Yes, some strange things happen. At first, it would boot up like normal, with the exception of the message I mention in the OP. It will run fine, and then at some point it the computer will just randomly shut off.

Then when i try to power it up again, the light on the power button just blinks green at a steady pace, and it wont power up.

Thoughts?


----------



## Tumbleweed36 (May 14, 2005)

Sounds like the power supply might be tanking on you. Go in to the bios and see what the voltages are and what the temperatures are for your rig. Or, even better yet, download and run SensorviewPro and see what it says about those two issues. Try it as soon as you boot up and check them. Check the temps again after you put the computer under stress so we get a different picture of what is happening.


----------



## stslimited84 (Aug 15, 2008)

i cant even get it to power up now...:4-dontkno


is this def power supply then?

on top of this, its a dell, and I hate dells. The power supply is some one that is made specifically for dell, and to replace it I have to buy the exact same model. Which dell wants $88 for a refurbished one. :4-thatsba

I found a brand new one online @ www.arsenalpc.com for $39, but I've never heard of the site.

1) is it def the power supply? it powers up for about a min or two, and then shuts off

2) is there a diff buying option for the power supply?


----------



## FreoHeaveho (Aug 22, 2006)

Call Dell and get the part number.

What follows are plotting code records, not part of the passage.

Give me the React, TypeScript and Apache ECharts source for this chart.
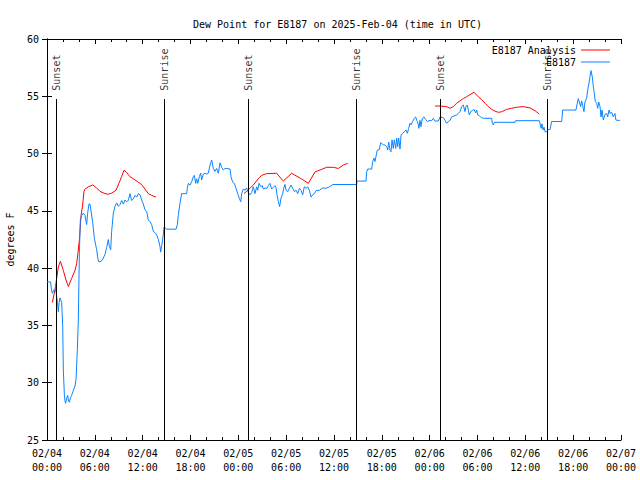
import React, { useEffect, useRef } from "react";
import * as echarts from "echarts";

const FONT = "DejaVu Sans Mono";

// hours since 2025-02-04 00:00 UTC
const obsHours = [
  0.0, 0.17, 0.45, 0.55, 0.67, 0.8, 0.88, 1.0, 1.09, 1.21, 1.32, 1.42, 1.52, 1.63, 1.74, 1.84, 1.97, 2.05, 2.18, 2.26,
  2.34, 2.45, 2.59, 2.7, 2.8, 2.95, 3.09, 3.3, 3.51, 3.64, 3.81, 3.93, 4.06, 4.18, 4.35, 4.56, 4.77, 4.97, 5.1, 5.27,
  5.39, 5.52, 5.73, 5.94, 6.23, 6.44, 6.65, 6.94, 7.28, 7.48, 7.69, 7.82, 7.99, 8.11, 8.32, 8.53, 8.74, 8.95, 9.16, 9.37,
  9.58, 9.78, 9.99, 10.2, 10.41, 10.62, 10.83, 11.04, 11.25, 11.45, 11.67, 11.87, 12.08, 12.29, 12.5, 12.71, 12.92, 13.13, 13.34, 13.55,
  13.76, 13.97, 14.17, 14.26, 14.39, 14.59, 14.68, 15.01, 16.18, 16.35, 16.47, 16.68, 16.89, 17.52, 17.6, 17.73, 17.94, 18.15, 18.35, 18.48,
  18.65, 18.78, 18.9, 19.11, 19.28, 19.4, 19.61, 19.82, 20.03, 20.24, 20.45, 20.66, 20.86, 21.07, 21.28, 21.49, 21.7, 21.91, 22.12, 22.33,
  22.54, 22.96, 23.08, 23.29, 23.5, 23.71, 23.92, 24.12, 24.3, 24.42, 24.62, 24.84, 25.04, 25.25, 25.46, 25.67, 25.88, 26.09, 26.3, 26.43,
  26.59, 26.84, 27.01, 27.13, 27.35, 27.56, 27.76, 27.97, 28.18, 28.39, 28.6, 28.73, 28.85, 29.02, 29.18, 29.35, 29.56, 29.69, 29.85, 29.98,
  30.19, 30.4, 30.61, 30.82, 31.03, 31.24, 31.45, 31.66, 31.87, 32.07, 32.28, 32.49, 32.7, 32.91, 33.12, 33.33, 33.54, 33.75, 34.16, 34.58,
  35.0, 35.42, 35.84, 38.85, 38.86, 40.02, 40.1, 40.23, 40.73, 40.85, 41.02, 41.14, 41.27, 41.43, 41.68, 41.86, 41.98, 42.19, 42.4, 42.61,
  42.74, 42.86, 43.03, 43.15, 43.28, 43.44, 43.57, 43.74, 43.86, 43.99, 44.11, 44.28, 44.41, 44.61, 44.82, 45.03, 45.2, 45.37, 45.53, 45.66,
  45.87, 46.07, 46.25, 46.37, 46.49, 46.66, 46.79, 46.91, 47.08, 47.29, 47.5, 47.71, 48.04, 48.26, 48.46, 48.67, 49.09, 49.3, 49.71, 49.92,
  50.13, 50.34, 50.55, 50.76, 51.39, 51.59, 51.8, 52.01, 52.22, 52.43, 52.55, 52.72, 52.85, 52.97, 53.15, 53.36, 53.56, 53.77, 53.9, 54.02,
  54.23, 54.4, 54.53, 54.73, 55.78, 55.86, 55.98, 56.11, 58.7, 58.77, 61.75, 61.84, 61.97, 62.09, 62.22, 62.34, 62.47, 62.68, 62.88, 63.1,
  63.3, 64.56, 64.68, 66.35, 66.52, 66.64, 66.77, 66.94, 67.06, 67.19, 67.35, 67.48, 67.69, 67.82, 67.98, 68.11, 68.24, 68.4, 68.53, 68.65,
  68.78, 68.95, 69.08, 69.2, 69.37, 69.49, 69.62, 69.78, 69.99, 70.21, 70.33, 70.5, 70.62, 70.83, 71.03, 71.24, 71.36, 71.53, 71.87,
];
const obsValues = [
  38.8, 38.8, 38.8, 38.2, 37.8, 38.0, 38.1, 37.9, 38.5, 37.5, 37.0, 36.2, 37.0, 37.4, 37.2, 37.0, 34.9, 31.1, 28.9, 28.4,
  28.2, 28.6, 28.9, 28.4, 28.3, 28.7, 28.9, 29.3, 29.7, 30.3, 32.9, 35.5, 41.3, 44.2, 44.6, 44.8, 44.6, 43.8, 44.8, 45.6,
  45.6, 45.0, 44.0, 42.6, 41.6, 40.6, 40.55, 40.7, 41.2, 41.8, 42.5, 41.9, 41.6, 43.2, 44.8, 45.4, 45.7, 45.4, 45.55, 45.9,
  45.6, 45.95, 45.8, 45.9, 46.5, 45.9, 46.05, 46.35, 46.2, 46.5, 46.4, 45.95, 45.6, 45.1, 44.95, 44.2, 44.05, 43.8, 43.2, 43.1,
  42.9, 42.5, 41.9, 41.4, 42.0, 42.9, 43.6, 43.4, 43.4, 43.8, 44.6, 45.66, 46.5, 46.5, 46.97, 47.4, 47.25, 47.55, 47.98, 48.1,
  47.4, 47.8, 47.4, 47.98, 48.3, 47.7, 48.2, 48.3, 48.2, 48.3, 49.0, 49.44, 48.7, 48.45, 48.7, 48.28, 49.2, 48.8, 48.57, 48.7,
  48.7, 48.65, 47.98, 47.5, 47.4, 46.97, 46.5, 46.1, 45.8, 46.5, 46.9, 46.8, 47.0, 46.6, 46.4, 46.6, 47.1, 46.5, 47.1, 46.8,
  47.4, 47.1, 47.2, 46.9, 47.0, 46.95, 47.2, 47.4, 46.9, 47.05, 47.2, 47.05, 46.4, 45.8, 45.37, 46.1, 46.5, 46.97, 47.3, 46.8,
  46.67, 46.97, 47.25, 46.97, 46.67, 46.8, 46.5, 46.97, 46.8, 46.4, 47.1, 46.97, 47.1, 46.8, 46.2, 46.4, 46.5, 46.77, 46.8, 47.0,
  46.97, 47.1, 47.3, 47.3, 47.6, 47.6, 48.4, 48.65, 48.65, 49.3, 49.6, 49.3, 49.75, 50.3, 50.35, 50.95, 50.9, 50.75, 50.75, 50.6,
  50.3, 51.0, 50.3, 50.16, 51.2, 50.45, 51.2, 50.45, 51.35, 50.6, 51.35, 50.4, 51.6, 51.77, 51.9, 52.06, 51.77, 52.2, 52.64, 52.5,
  52.8, 53.08, 53.2, 52.9, 52.77, 52.2, 52.9, 52.35, 53.08, 53.2, 52.98, 52.8, 52.9, 52.87, 53.08, 52.84, 52.84, 53.2, 53.13, 52.9,
  52.64, 52.8, 52.9, 53.2, 53.37, 53.5, 53.66, 54.1, 54.24, 53.66, 54.1, 54.24, 53.8, 53.37, 53.66, 53.75, 53.86, 53.55, 53.8, 53.37,
  53.3, 53.2, 53.13, 53.08, 53.08, 52.64, 52.5, 52.73, 52.73, 52.87, 52.87, 52.64, 52.2, 52.6, 52.06, 52.3, 51.9, 51.9, 52.1, 52.1,
  52.8, 52.8, 53.8, 53.8, 54.4, 54.8, 54.5, 54.1, 54.6, 54.2, 53.66, 54.5, 54.83, 55.55, 56.13, 56.7, 57.24, 56.7, 55.84, 55.26,
  54.53, 54.4, 53.95, 54.5, 54.1, 53.2, 53.8, 52.93, 53.4, 53.5, 53.2, 53.8, 53.5, 53.6, 53.2, 53.5, 52.93, 52.9, 52.9,
];

const anaHours = [
  0.67, 1.0, 1.21, 1.42, 1.68, 2.05, 2.38, 2.68, 3.09, 3.51, 3.72, 3.88, 4.08, 4.27, 4.47, 4.64, 4.77, 5.19, 5.73, 6.23,
  6.65, 7.28, 7.69, 8.11, 8.66, 9.08, 9.37, 9.66, 9.99, 10.41, 10.83, 11.45, 11.87, 12.29, 12.71, 13.13, 13.67, 19.0,
  24.71, 25.88, 26.5, 26.93, 27.56, 28.81, 29.64, 30.69, 31.95, 32.78, 33.62, 34.25, 35.08, 35.92, 36.54, 37.17, 37.72, 43.0,
  48.67, 49.3, 50.13, 50.55, 50.97, 51.39, 51.8, 52.22, 52.64, 53.06, 53.56, 54.1, 54.53, 54.94, 55.36, 55.78, 56.2, 56.61,
  57.03, 57.66, 58.28, 58.91, 59.75, 60.59, 61.22, 61.75,
];
const anaValues: (number | string)[] = [
  37.0, 38.1, 39.1, 40.1, 40.6, 39.8, 38.97, 38.4, 39.1, 39.8, 40.4, 41.3, 42.6, 44.6, 45.5, 46.7, 46.9, 47.1, 47.26, 47.0,
  46.7, 46.5, 46.45, 46.55, 46.8, 47.5, 48.0, 48.55, 48.35, 47.98, 47.8, 47.5, 47.3, 46.9, 46.5, 46.35, 46.2, "-",
  46.5, 47.25, 47.8, 48.1, 48.25, 48.28, 47.6, 48.28, 47.78, 47.4, 48.4, 48.57, 48.8, 48.8, 48.7, 49.0, 49.15, "-",
  54.15, 54.15, 54.1, 53.95, 54.1, 54.4, 54.6, 54.8, 54.96, 55.15, 55.35, 54.96, 54.7, 54.4, 54.1, 53.86, 53.7, 53.6,
  53.65, 53.86, 53.95, 54.04, 54.1, 53.98, 53.74, 53.45,
];

const eventHours = [1.21, 14.72, 25.26, 38.8, 49.35, 62.8];
const eventNames = ["Sunset", "Sunrise", "Sunset", "Sunrise", "Sunset", "Sunrise"];

const xMin = 0;
const xMax = 72;
const yMin = 25;
const yMax = 60;
const eventLineTop = 54.76;
const eventLabelBase = 55.4;

const fmtX = (v: number) => {
  const day = 4 + Math.floor(v / 24);
  const hh = Math.round(v % 24);
  return `02/0${day}\n${hh < 10 ? "0" + hh : hh}:00`;
};

export default function App() {
  const ref = useRef<HTMLDivElement>(null);
  useEffect(() => {
    document.body.style.margin = "0";
    const chart = echarts.init(ref.current!, null, { renderer: "svg" });
    const axisCommon = {
      axisLine: { show: true, lineStyle: { color: "#000", width: 1 } },
      splitLine: { show: false },
    };
    chart.setOption({
      animation: false,
      backgroundColor: "#fff",
      title: {
        text: "Dew Point for E8187 on 2025-Feb-04 (time in UTC)",
        left: 188,
        top: 14,
        textStyle: { fontFamily: FONT, fontSize: 10, fontWeight: "normal", color: "#000" },
      },
      legend: {
        data: ["E8187 Analysis", "E8187"],
        orient: "vertical",
        right: 30,
        top: 45,
        align: "right",
        icon: "rect",
        itemWidth: 29,
        itemHeight: 1,
        itemGap: 2,
        padding: 0,
        textStyle: { fontFamily: FONT, fontSize: 10, lineHeight: 10, color: "#000" },
      },
      grid: { left: 47, right: 19, top: 39, bottom: 40, outerBoundsMode: "none", containLabel: false },
      xAxis: [
        {
          type: "value",
          min: xMin,
          max: xMax,
          interval: 6,
          position: "bottom",
          ...axisCommon,
          axisTick: { show: true, inside: true, length: 5, lineStyle: { color: "#000" } },
          minorTick: { show: true, splitNumber: 3, length: 3, lineStyle: { color: "#000" } },
          minorSplitLine: { show: false },
          axisLabel: {
            formatter: fmtX,
            margin: 6,
            fontFamily: FONT,
            fontSize: 10,
            lineHeight: 14,
            color: "#000",
          },
        },
        {
          type: "value",
          min: xMin,
          max: xMax,
          interval: 6,
          position: "top",
          ...axisCommon,
          axisTick: { show: true, inside: true, length: 5, lineStyle: { color: "#000" } },
          minorTick: { show: true, splitNumber: 3, length: 3, lineStyle: { color: "#000" } },
          axisLabel: { show: false },
        },
      ],
      yAxis: [
        {
          type: "value",
          min: yMin,
          max: yMax,
          interval: 5,
          position: "left",
          name: "degrees F",
          nameLocation: "middle",
          nameGap: 32,
          nameTextStyle: { fontFamily: FONT, fontSize: 10, color: "#000" },
          ...axisCommon,
          axisTick: { show: true, inside: true, length: 5, lineStyle: { color: "#000" } },
          axisLabel: { margin: 8, fontFamily: FONT, fontSize: 10, color: "#000" },
        },
        {
          type: "value",
          min: yMin,
          max: yMax,
          interval: 5,
          position: "right",
          ...axisCommon,
          axisTick: { show: true, inside: true, length: 5, lineStyle: { color: "#000" } },
          axisLabel: { show: false },
        },
      ],
      series: [
        {
          name: "E8187 Analysis",
          type: "line",
          symbol: "none",
          connectNulls: false,
          color: "#ff0000",
          lineStyle: { color: "#ff0000", width: 1 },
          data: anaHours.map((h, i) => [h, anaValues[i]]),
          z: 3,
        },
        {
          name: "E8187",
          type: "line",
          symbol: "none",
          color: "#0a84ff",
          lineStyle: { color: "#0a84ff", width: 1 },
          data: obsHours.map((h, i) => [h, obsValues[i]]),
          z: 4,
          markLine: {
            silent: true,
            symbol: ["none", "none"],
            label: { show: false },
            lineStyle: { color: "#000", width: 1, type: "solid" },
            data: eventHours.map((h) => [{ coord: [h, yMin] }, { coord: [h, eventLineTop] }]),
          },
        },
        {
          name: "events",
          type: "scatter",
          symbolSize: 0,
          silent: true,
          data: eventHours.map((h, i) => [h, eventLabelBase, eventNames[i]]),
          label: {
            show: true,
            formatter: (p: any) => p.data[2],
            position: "top",
            distance: 0,
            rotate: 90,
            align: "left",
            verticalAlign: "middle",
            offset: [1, 0],
            fontFamily: FONT,
            fontSize: 10,
            color: "#000",
          },
          z: 5,
        },
      ],
    });
    return () => chart.dispose();
  }, []);
  return <div ref={ref} style={{ width: 640, height: 480 }} />;
}
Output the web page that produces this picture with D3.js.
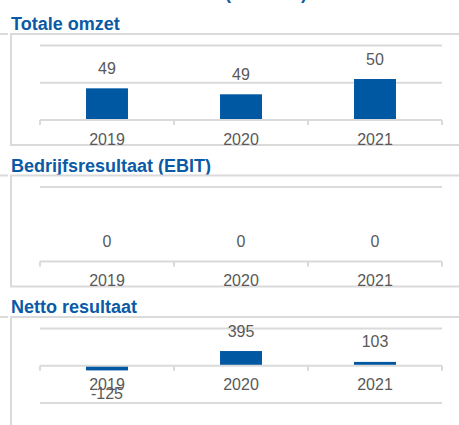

I am assuming this PC is not under warranty?


----------



## stslimited84 (Aug 15, 2008)

yeah i opened up the pc to get the part number, and they want 90 dollars plus shipping for their crappy PSU. not gonna happen. 

On top of that, i cant even access the parts, they have everything blocked in so I cant remove anything, a major pain in the rear. any thoughts on what to do? i was just going to buy a new psu, and make it fit somehow, but i cant even remove the old one.

on top of that, i cant remove any of the parts to use in a new build b/c of the pieces of metal they have configured in the case to prevent you from accessing the parts.

We own the parts, we should be able to access them easily!!!!!!!!!!


----------